Read the question once again. So we have to square an odd positive integer and subtract 1 from it, right? 

Let's look at example, We’ll take 3 

So, $3^2$ is 9 and 9-1=8. 

Similarly, We’ll take 5 

So, $5^2$ is 25 and 25-1=24 

If you look at these two examples, 8,24 are divisible by 8. Hence, we can easily conclude that ${n}^2 - 1$ is divisible by 8 for any odd positive odd integer.

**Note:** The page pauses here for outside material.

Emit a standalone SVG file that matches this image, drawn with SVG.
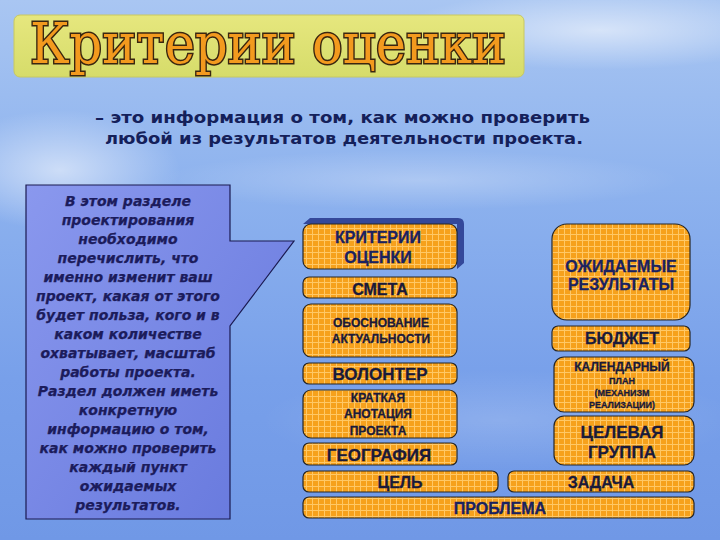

Complete step by step answer: 


Any odd positive number is in the form of (4p + 1) or (4p + 3) for some integers p. 

Let, n = 4p + 1

${n^2} - 1$ = ${(4p + 1)^2}$ - 1 

On simplifying RHS we’ll get, 

$16{p^2} + 1 + 8p - 1$

$\Rightarrow$ 8p(2p + 1)

$\Rightarrow {n^2} - 1$ is divisible by 8


Now, let n = (4p + 3)

${n^2} - 1= {{(4p + 3)^2} - 1}$

   $\Rightarrow 16{p^2} + 9 + 24p - 1$

   $\Rightarrow 16{p^2} + 8 + 24p$

   $\Rightarrow 8\left( {2{p^2} + 3p + 1} \right)$

   $\Rightarrow {n^2} - 1{\text{ is divisible by 8}}$


Hence, ${n^2} - 1$ is divisible by 8 if n is an odd positive integer.


NOTE: - In this type of question, always write the general points of odd positive integers and then think practically and solve them. First, understand the problem correctly, then the solution becomes easy for you.